Yes, the sleeve slips off easily if you prefer the bare aluminum look or want to reduce bulk slightly. The sleeve does add a useful layer of grip and absorbs minor impacts, so it is worth keeping on if the drive lives in a bag with other gear. One practical downside buyers mention is that it collects lint aggressively, so if that bothers you, the bare aluminum underneath is perfectly functional.

Sustained write speeds are high enough to support direct 8K recording for most common codecs, but the specific bitrate requirements of your camera matter. Cameras shooting high-bitrate RAW formats can demand extremely consistent write performance, and while the drive handles most scenarios well, prolonged recording in warm conditions can introduce thermal throttling. For offloading footage already captured, it excels without reservation.

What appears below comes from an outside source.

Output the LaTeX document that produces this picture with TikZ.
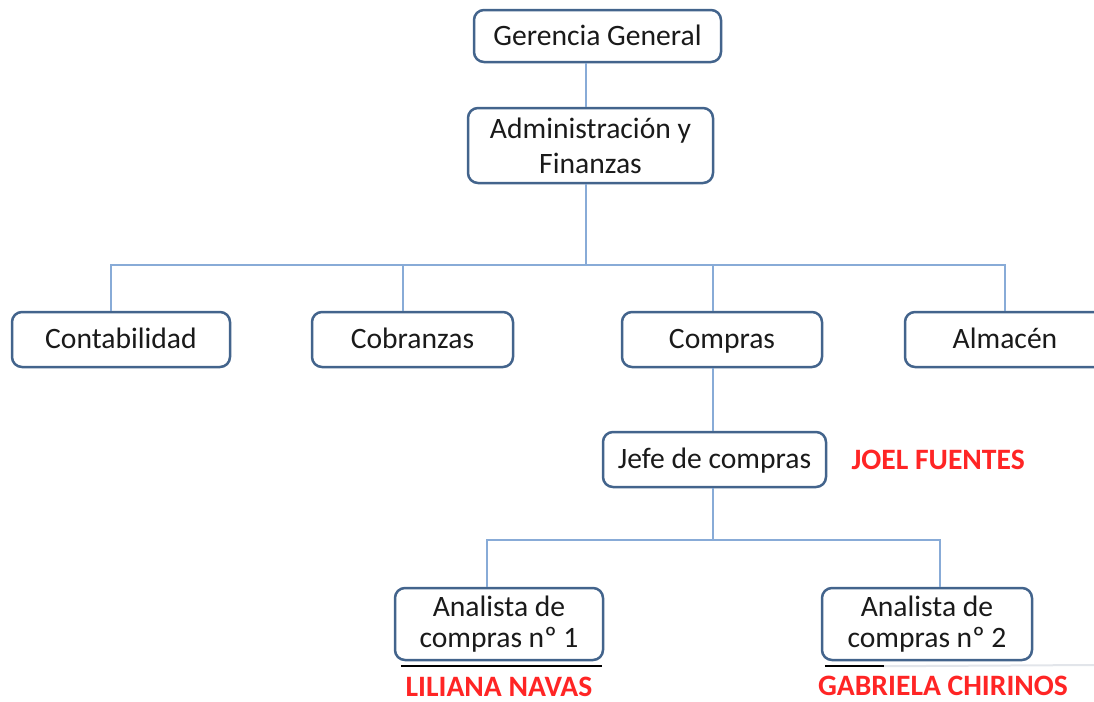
\documentclass[tikz,border=0pt]{standalone}
\usepackage{fontspec}
\setmainfont{Carlito}
\usepackage{tikz}
\usetikzlibrary{positioning}
\definecolor{ink}{HTML}{1A1A1A}
\definecolor{frame}{HTML}{43648C}
\definecolor{wire}{HTML}{88ABD7}
\definecolor{namered}{HTML}{FF2525}
\definecolor{shade}{HTML}{4A4A4A}
\definecolor{paleshade}{HTML}{E2E5EA}

\begin{document}
\begin{tikzpicture}[x=0.5pt,y=-0.5pt,
  every node/.style={font=\fontsize{14.8}{17.5}\selectfont,align=center,text=ink,inner sep=0pt},
  unit/.style={draw=frame,fill=white,line width=1.25pt,rounded corners=5pt},
  oneline/.style={text height=11pt,text depth=2pt},
  dept/.style={unit,oneline,minimum width=100pt,minimum height=27.5pt},
  analyst/.style={unit,minimum height=36pt,font=\fontsize{14.8}{15.5}\selectfont},
  person/.style={font=\bfseries\fontsize{14.8}{17}\selectfont,text=namered},
  wire/.style={draw=wire,line width=1pt}
]
\useasboundingbox (0,0) rectangle (1094,702);

\node[unit,oneline,minimum width=123.5pt,minimum height=26pt] (gg) at (597.5,36) {Gerencia General};
\node[unit,minimum width=122.5pt,minimum height=37.5pt] (adm) at (590.5,145.5) {Administraci\'on y\\Finanzas};

\node[dept,minimum width=109pt] (cont) at (121,339.5) {Contabilidad};
\node[dept,minimum width=100.5pt] (cob) at (412.5,339.5) {Cobranzas};
\node[dept] (comp) at (722,339.5) {Compras};
\node[dept] (alm) at (1005,339.5) {Almac\'en};

\node[dept,minimum width=111.5pt] (jefe) at (714.5,459.5) {Jefe de compras};
\node[person,right=12pt of jefe] (joel) {JOEL FUENTES};

\node[analyst,minimum width=104pt] (an1) at (499,624) {Analista de\\compras nº 1};
\node[analyst,minimum width=105pt] (an2) at (927,624) {Analista de\\compras nº 2};
\node[person,below=7.5pt of an1] (liliana) {LILIANA NAVAS};
\node[person,below=7pt of an2,xshift=8pt] (gabriela) {GABRIELA CHIRINOS};

% lines under the analyst boxes
\draw[shade,line width=1pt] ([xshift=3.5pt,yshift=-2.5pt]an1.south west) -- ([xshift=-1pt,yshift=-2.5pt]an1.south east);
\draw[paleshade,line width=1pt] ([xshift=31pt,yshift=-2.5pt]an2.south west) -- (1094,665);
\draw[shade,line width=1pt] ([xshift=2pt,yshift=-2.5pt]an2.south west) -- ([xshift=31.5pt,yshift=-2.5pt]an2.south west);

% connectors
\coordinate (hub) at ([xshift=-2.25pt]adm.south |- 0,265);
\coordinate (hub2) at ([xshift=-4.5pt]comp.south |- 0,540);
\draw[wire] ([xshift=-2.25pt]adm.north) -- ([xshift=-2.25pt]adm.north |- gg.south);
\draw[wire] ([xshift=-2.25pt]adm.south) -- (hub);
\foreach \d/\s in {cont/-5,cob/-4.75,comp/-4.5,alm/0}
  \draw[wire] (hub) -| ([xshift=\s pt]\d.north);
\draw[wire] ([xshift=-4.5pt]comp.south) -- ([xshift=-4.5pt]comp.south |- jefe.north);
\draw[wire] (jefe.south -| hub2) -- (hub2);
\foreach \d/\s in {an1/-6,an2/6.5}
  \draw[wire] (hub2) -| ([xshift=\s pt]\d.north);
\end{tikzpicture}
\end{document}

The box includes a Type-C to Type-C cable and a Type-C to Type-A cable, so you are covered for both modern USB-C ports and older USB-A setups. The cable length is adequate for desktop use — reaching from a tower or laptop to a comfortable position on a desk — though a few buyers have replaced them with longer or braided alternatives for a more permanent setup. The cables themselves are functional but on the thinner side.

It is fully bus-powered, meaning it draws all the power it needs directly from the USB connection — no external power adapter or hub required. This is one of the practical advantages of its compact, low-power design, and it works reliably even on laptop USB ports without any power warnings or connection drops under normal use.

The main differentiator is raw speed — this portable drive uses USB 3.2 Gen 2x2 for up to 1500 MB/s, while drives like the Samsung T7 Shield and WD My Passport SSD top out around 1050 MB/s on USB 3.2 Gen 2x1. At 4TB, it also offers more capacity than most competing portable SSDs. Where those competitors have an edge is in software features — Samsung and WD both bundle encryption and backup utilities, which Sabrent does not. For pure throughput, this drive wins; for a more complete software ecosystem, the competition has more to offer.

Sabrent requires you to register the product on their website to activate the full warranty, which is an extra step that is easy to forget after unboxing. If you skip registration and later need to make a warranty claim, you may face difficulties proving purchase and eligibility. It takes only a few minutes and is worth doing immediately — keep the confirmation email somewhere accessible along with your purchase receipt.